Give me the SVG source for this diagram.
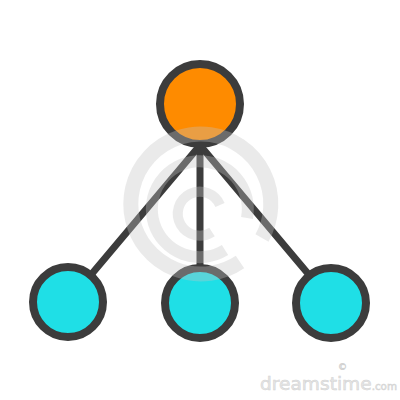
<svg xmlns="http://www.w3.org/2000/svg" width="400" height="400" viewBox="0 0 400 400">
<style>
.edge{stroke:#3c3c3c;stroke-width:7;stroke-linecap:round;fill:none}
.node{stroke:#3c3c3c;stroke-width:8}
.root{fill:#fe8b00}
.leaf{fill:#1fdfe6}
.wm{fill:none;stroke:#c4c4c4;stroke-opacity:0.35}
.wmt{font-family:"DejaVu Sans",sans-serif;fill:#e6e6e6;stroke:#d2d2d2;stroke-width:0.5}
</style>
<rect width="400" height="400" fill="#ffffff"/>
<g id="connectors">
<line class="edge" x1="196" y1="150" x2="90" y2="276"/>
<line class="edge" x1="200" y1="150" x2="200" y2="266"/>
<line class="edge" x1="204" y1="150" x2="310" y2="276"/>
</g>
<g id="node-root"><circle class="node root" cx="200" cy="104" r="40"/></g>
<g id="node-left"><circle class="node leaf" cx="68" cy="302" r="35"/></g>
<g id="node-middle"><circle class="node leaf" cx="200" cy="303" r="35"/></g>
<g id="node-right"><circle class="node leaf" cx="331" cy="303" r="35"/></g>
<g id="watermark">
<path class="wm" stroke-width="15" d="M 240 262 A 70 70 0 1 1 262 238"/>
<path class="wm" stroke-width="12" d="M 225 250 A 48 48 0 1 1 247 218"/>
<path class="wm" stroke-width="10" d="M 212 232 A 22 22 0 1 1 220 205"/>
<text class="wmt" x="260" y="390" font-size="18" textLength="137" lengthAdjust="spacingAndGlyphs">dreamstime<tspan font-size="10">.com</tspan></text>
<text class="wmt" x="338" y="370" font-size="9">©</text>
</g>
</svg>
■ ■ ■ ■ ■
- **To do**
Transcribe the material exactly, leaving every picture out.

- **Answer to this problem**
Give me the SVG source for this diagram.
<svg xmlns="http://www.w3.org/2000/svg" width="400" height="400" viewBox="0 0 400 400">
<style>
.edge{stroke:#3c3c3c;stroke-width:7;stroke-linecap:round;fill:none}
.node{stroke:#3c3c3c;stroke-width:8}
.root{fill:#fe8b00}
.leaf{fill:#1fdfe6}
.wm{fill:none;stroke:#c4c4c4;stroke-opacity:0.35}
.wmt{font-family:"DejaVu Sans",sans-serif;fill:#e6e6e6;stroke:#d2d2d2;stroke-width:0.5}
</style>
<rect width="400" height="400" fill="#ffffff"/>
<g id="connectors">
<line class="edge" x1="196" y1="150" x2="90" y2="276"/>
<line class="edge" x1="200" y1="150" x2="200" y2="266"/>
<line class="edge" x1="204" y1="150" x2="310" y2="276"/>
</g>
<g id="node-root"><circle class="node root" cx="200" cy="104" r="40"/></g>
<g id="node-left"><circle class="node leaf" cx="68" cy="302" r="35"/></g>
<g id="node-middle"><circle class="node leaf" cx="200" cy="303" r="35"/></g>
<g id="node-right"><circle class="node leaf" cx="331" cy="303" r="35"/></g>
<g id="watermark">
<path class="wm" stroke-width="15" d="M 240 262 A 70 70 0 1 1 262 238"/>
<path class="wm" stroke-width="12" d="M 225 250 A 48 48 0 1 1 247 218"/>
<path class="wm" stroke-width="10" d="M 212 232 A 22 22 0 1 1 220 205"/>
<text class="wmt" x="260" y="390" font-size="18" textLength="137" lengthAdjust="spacingAndGlyphs">dreamstime<tspan font-size="10">.com</tspan></text>
<text class="wmt" x="338" y="370" font-size="9">©</text>
</g>
</svg>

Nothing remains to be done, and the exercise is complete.